1. ## Find minimum using Hessian matrix

$\displaystyle f(x,y)=\frac{1}{4}x^4+x^2y+y^2$

Find the minimum point of $\displaystyle f$ using the Hessian matrix $\displaystyle H$.

My working:

$\displaystyle f_x=x^3+2xy=0 \implies x(x^2+2y)=0$

$\displaystyle f_y=x^2+2y=0$

The critical points of $\displaystyle f$ lie on the curve $\displaystyle x^2+2y=0$.

$\displaystyle f_{xx}=3x^2+2y$

$\displaystyle f_{yy}=2$

$\displaystyle f_{xy}=f_{yx}=2x$

$\displaystyle H=\left[ \begin{array}{cc} 3x^2+2y & 2x \\ 2x & 2\end{array} \right]$

At the critical points,

$\displaystyle H=\left[ \begin{array}{cc} 2x^2 & 2x \\ 2x & 2\end{array} \right]$

How do I proceed to show that $\displaystyle H$ is positive definite?

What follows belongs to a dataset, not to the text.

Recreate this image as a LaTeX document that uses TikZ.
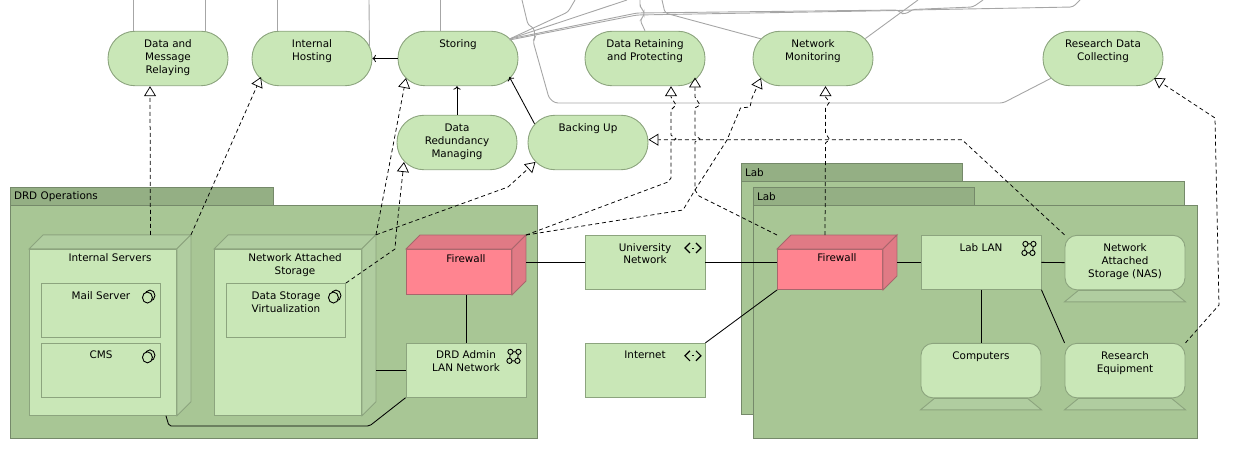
\documentclass[tikz,border=0pt]{standalone}
\usepackage{fontspec}
\setmainfont{DejaVu Sans}
\usetikzlibrary{arrows.meta}

\definecolor{boxgreen}{HTML}{C9E7B7}
\definecolor{boxline}{HTML}{8CA47E}
\definecolor{bodygreen}{HTML}{A8C695}
\definecolor{tabgreen}{HTML}{94AF84}
\definecolor{groupline}{HTML}{75896A}
\definecolor{cubegreen}{HTML}{B0CDA0}
\definecolor{wallred}{HTML}{FF8490}
\definecolor{walldark}{HTML}{E07A85}
\definecolor{wallline}{HTML}{A8666C}
\definecolor{wiregray}{HTML}{A6A6A6}

\tikzset{
    txt/.style={font=\fontsize{10.4pt}{13pt}\selectfont, inner sep=0pt, line width=0.9pt},
    pill/.style={txt, rectangle, rounded corners=27pt, draw=boxline, fill=boxgreen, minimum width=120pt, minimum height=54.5pt},
    flatbox/.style={txt, rectangle, draw=boxline, fill=boxgreen, minimum width=120pt, minimum height=54pt},
    screen/.style={txt, rectangle, rounded corners=12pt, draw=boxline, fill=boxgreen, minimum width=120pt, minimum height=54.5pt},
    front/.style={txt, rectangle, draw=boxline, fill=boxgreen, minimum width=147pt, minimum height=166pt},
    wall/.style={txt, rectangle, draw=wallline, fill=wallred, minimum width=105pt},
    tabbox/.style={txt, rectangle, draw=groupline, fill=tabgreen, inner xsep=4pt, minimum height=18.5pt, align=left},
    body/.style={rectangle, draw=groupline, fill=bodygreen, line width=0.9pt},
    cubeface/.style={draw=boxline, fill=cubegreen, line width=0.9pt},
    wallface/.style={draw=wallline, fill=walldark, line width=0.9pt},
    link/.style={black, line width=0.85pt},
    wire/.style={wiregray, line width=0.9pt, rounded corners=3pt},
    realize/.style={black, line width=0.75pt, dash pattern=on 4pt off 3pt, -{Triangle[open, length=10pt, width=12pt]}},
    compicon/.pic={
        \draw[line width=0.9pt] (1.5,-1) ellipse [x radius=5, y radius=5.5];
        \draw[line width=0.9pt, fill=boxgreen] (-1,1) ellipse [x radius=5, y radius=5.5];
    },
    neticon/.pic={
        \draw[line width=0.9pt] (-3.5,-4.5) -- (4.5,-4.5) -- (3.5,4.5) -- (-4.5,4.5) -- cycle;
        \foreach \a/\b in {-3.5/-4.5, 4.5/-4.5, 3.5/4.5, -4.5/4.5}
            \draw[line width=0.9pt, fill=boxgreen] (\a,\b) circle [radius=2.6];
    },
    pathicon/.pic={
        \draw[line width=1.2pt] (-3,-5) -- (-8,0) -- (-3,5);
        \draw[line width=1.2pt] (3,-5) -- (8,0) -- (3,5);
        \draw[line width=0.8pt] (-1,0) -- (1,0);
    },
}

\newcommand{\boxtext}[3][0pt]{\hspace*{#1}\parbox[c][#2pt][t]{100pt}{\centering\strut #3}\hspace*{-#1}}
\newcommand{\cubefaces}[2]{%
    \draw[#2] (#1.north west) -- ++(14,-14) -- ([shift={(14,-14)}]#1.north east) -- (#1.north east) -- cycle;
    \draw[#2] (#1.north east) -- ++(14,-14) -- ([shift={(14,-14)}]#1.south east) -- (#1.south east) -- cycle;
    \coordinate (#1-top) at ([shift={(14,-14)}]#1.north east);
}
\newcommand{\standbase}[1]{%
    \draw[cubeface] ([xshift=14pt]#1.south west) -- ++(-14,11.5) -- ([yshift=-11.5pt]#1.south east) -- ([xshift=-14pt]#1.south east) -- cycle;
}

\begin{document}
\begin{tikzpicture}[x=1pt, y=-1pt]
    \useasboundingbox (0,0) rectangle (1240,449);

    \foreach \n/\x in {a/133, b/205, c/277, d/369, e/440, f/522, g/575, h/627, i/640, j/662, k/918, l/983, m/1080}
        \coordinate (cut\n) at (\x,0);

    \node[body, minimum width=527pt, minimum height=232.5pt] (drdBody) at (273.5,321.75) {};
    \node[tabbox, text width=255pt] (drdTab) at (141.5,196.25) {DRD Operations};
    \node[body, minimum width=443pt, minimum height=232.5pt] (labBackBody) at (962.5,298) {};
    \node[tabbox, text width=213pt] (labBackTab) at (851.5,172.5) {Lab};
    \node[tabbox, text width=213.5pt] (labTab) at (863.75,196.25) {Lab};
    \node[body, minimum width=444.5pt, minimum height=232.5pt] (labBody) at (975.25,321.75) {};

    \node[pill] (relay) at (168,58.5) {\boxtext{41}{Data and\\Message\\Relaying}};
    \node[pill] (hosting) at (312,58.5) {\boxtext{41}{Internal\\Hosting}};
    \node[pill] (storing) at (458,58.5) {\boxtext{41}{Storing}};
    \node[pill] (retain) at (645,58.5) {\boxtext{41}{Data Retaining\\and Protecting}};
    \node[pill] (monitor) at (813,58.5) {\boxtext{41}{Network\\Monitoring}};
    \node[pill] (collect) at (1103,58.5) {\boxtext{41}{Research Data\\Collecting}};
    \node[pill] (redund) at (457,142.5) {\boxtext{41}{Data\\Redundancy\\Managing}};
    \node[pill] (backup) at (588,142.5) {\boxtext{41}{Backing Up}};

    \node[front] (servers) at (103,332.3) {\boxtext[7pt]{159}{Internal Servers}};
    \cubefaces{servers}{cubeface}
    \node[front] (nasBox) at (288,332.3) {\boxtext[7pt]{159}{Network Attached\\Storage}};
    \cubefaces{nasBox}{cubeface}
    \node[flatbox, minimum width=119pt] (mail) at (101,310.5) {\boxtext{41}{Mail Server}};
    \node[flatbox, minimum width=119pt] (cms) at (101,370.3) {\boxtext{41}{CMS}};
    \node[flatbox, minimum width=119pt] (virt) at (286,310.5) {\boxtext{41}{Data Storage\\Virtualization}};
    \pic at ([shift={(-12.5,13.5)}]mail.north east) {compicon};
    \pic at ([shift={(-12.5,13.5)}]cms.north east) {compicon};
    \pic at ([shift={(-11.5,13.5)}]virt.north east) {compicon};

    \node[wall, minimum height=45pt] (wallA) at (459,272) {\boxtext[7pt]{38.2}{Firewall}};
    \cubefaces{wallA}{wallface}
    \node[wall, minimum height=40pt] (wallB) at (830,269.5) {\boxtext[7pt]{33.2}{Firewall}};
    \cubefaces{wallB}{wallface}

    \node[flatbox] (adminLan) at (466,370.3) {\boxtext{41}{DRD Admin\\LAN Network}};
    \node[flatbox] (uniNet) at (645,262.4) {\boxtext{41}{University\\Network}};
    \node[flatbox] (inet) at (645,370.3) {\boxtext{41}{Internet}};
    \node[flatbox] (labLan) at (981,262.4) {\boxtext{41}{Lab LAN}};
    \pic at ([shift={(-12.5,13.5)}]adminLan.north east) {neticon};
    \pic at ([shift={(-12.5,13.5)}]labLan.north east) {neticon};
    \pic at ([shift={(-12.5,13)}]uniNet.north east) {pathicon};
    \pic at ([shift={(-12.5,13)}]inet.north east) {pathicon};

    \node[screen] (labNas) at (1125,262.6) {\boxtext{41}{Network\\Attached\\Storage (NAS)}};
    \node[screen] (computers) at (981,370.6) {\boxtext{41}{Computers}};
    \node[screen] (equip) at (1125,370.6) {\boxtext{41}{Research\\Equipment}};
    \standbase{labNas}
    \standbase{computers}
    \standbase{equip}

    \draw[wire] ([xshift=-35pt]relay.north) -- (cuta);
    \draw[wire] ([xshift=37pt]relay.north) -- (cutb);
    \draw[wire] ([xshift=-35pt]hosting.north) -- (cutc);
    \draw[wire] ([shift={(-3,-12.5)}]hosting.east) -- (cutd);
    \draw[wire] ([xshift=-18pt]storing.north) -- (cute);
    \draw[wire] (cutf) -- (528,25) -- (534,28) -- (535,38) -- (533,41) -- (549,98) -- (555,103) -- (1003,103) -- ([shift={(9,19.5)}]collect.west);
    \draw[wire] ([shift={(-9,-19.5)}]storing.east) -- (568,12) -- (cutg);
    \draw[wire] ([shift={(-9,-19.5)}]storing.east) -- (cuth);
    \draw[wire] ([shift={(-9,-19.5)}]storing.east) -- (637,13) -- (898,10) -- (902,14) -- (908,13) -- (912,9.5) -- (973,7) -- (cutl);
    \draw[wire] ([shift={(-9,-18.5)}]storing.east) -- (637,15) -- (898,10.5) -- (912,10) -- (1073,7) -- (cutm);
    \draw[wire] (retain.north) -- (640,20) -- (644,16) -- (644,11) -- (640,7) -- (cuti);
    \draw[wire] ([shift={(9,-19.5)}]monitor.west) -- (665,13) -- (cutj);
    \draw[wire] ([shift={(-8,-20)}]monitor.east) -- (cutk);

    \draw[->, link] (storing.west) -- (hosting.east);
    \draw[->, link] (redund.north) -- (redund.north |- storing.south);
    \draw[->, link] ([shift={(7,9)}]backup.north west) -- ([shift={(-9,18.5)}]storing.east);

    \draw[link] (uniNet.west) -- (uniNet.west -| wallA-top);
    \draw[link] (adminLan.north) -- (adminLan.north |- wallA.south);
    \draw[link] (adminLan.west) -- (adminLan.west -| nasBox-top);
    \draw[link, rounded corners=2pt] ([xshift=-11pt]servers.south east) -- (169,426) -- (369.5,426) -- (adminLan.south west);
    \draw[link] (uniNet.east) -- (uniNet.east -| wallB.west);
    \draw[link] (inet.north east) -- (wallB.south west);
    \draw[link] (labLan.west) -- (labLan.west -| wallB-top);
    \draw[link] (labLan.east) -- (labNas.west);
    \draw[link] (labLan.south) -- (computers.north);
    \draw[link] (labLan.south east) -- (equip.north west);

    \draw[realize] ([xshift=-40.5pt]servers-top) -- ([xshift=-18pt]relay.south);
    \draw[realize] (servers-top) -- ([shift={(-51,18.5)}]hosting.center);
    \draw[realize] (nasBox-top) -- ([shift={(-52,19.5)}]storing.center);
    \draw[realize] (virt.north east) -- (395,249) -- (396,235) -- ([shift={(-53,19.5)}]redund.center);
    \draw[realize] (nasBox-top) -- (508,187) -- ([shift={(-52.5,19.5)}]backup.center);
    \draw[realize] (wallA-top) -- (668,182) -- (671,178) -- (671,142) -- (676,139) -- (671,135) -- (671,110) -- (676,105) -- (671,97) -- ([xshift=26pt]retain.south);
    \draw[realize] (wallA-top) -- (683,210) -- (695,190) -- (727,140) -- (740.5,108) -- (750,107) -- (752,98) -- ([shift={(-52,19.5)}]monitor.center);
    \draw[realize] ([yshift=14pt]wallB.north west) -- (699,196) -- (695,190) -- (695,142) -- (700,139) -- (695,135) -- (695,108) -- (700,105) -- (695,97) -- ([shift={(50,19)}]retain.center);
    \draw[realize] ([shift={(-5,-14)}]wallB.north) -- (825.5,143) -- (829.5,139.5) -- (825.5,133) -- (825.5,108) -- (829.5,102) -- (825.5,97) -- ([xshift=12.5pt]monitor.south);
    \draw[realize] (labNas.north west) -- (962,139.7) -- ([shift={(0,-2.8)}]backup.east);
    \draw[realize] (equip.north east) -- (1219,305) -- (1215,118) -- ([shift={(51,19.5)}]collect.center);
\end{tikzpicture}
\end{document}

2. Originally Posted by alexmahone
$\displaystyle f(x,y)=\frac{1}{4}x^4+x^2y+y^2$

Find the minimum point of $\displaystyle f$ using the Hessian matrix $\displaystyle H$.

My working:

$\displaystyle f_x=x^3+2xy=0 \implies x(x^2+2y)=0$

$\displaystyle f_y=x^2+2y=0$

The critical points of $\displaystyle f$ lie on the curve $\displaystyle x^2+2y=0$.

$\displaystyle f_{xx}=3x^2+2y$

$\displaystyle f_{yy}=2$

$\displaystyle f_{xy}=f_{yx}=2x$

$\displaystyle H=\left[ \begin{array}{cc} 3x^2+2y & 2x \\ 2x & 2\end{array} \right]$

At the critical points,

$\displaystyle H=\left[ \begin{array}{cc} 2x^2 & 2x \\ 2x & 2\end{array} \right]$

How do I proceed to show that $\displaystyle H$ is positive definite?
The matrix cannot be positive definite as its determinant is equal to zero. So one of its eigenvalues must also be zero.

the 2nd derivative test is inconclusive at these points.

Notice if you complete the square in the variable $\displaystyle y$ this gives

$\displaystyle \displaystyle F(x,y)=\frac{1}{4}x^4+\left(y^2+x^2y+\frac{1}{4}x^ 4\right)-\frac{1}{4}x^4=\left( y+\frac{x^2}{2}\right)^2$

The function is always zero along that curve.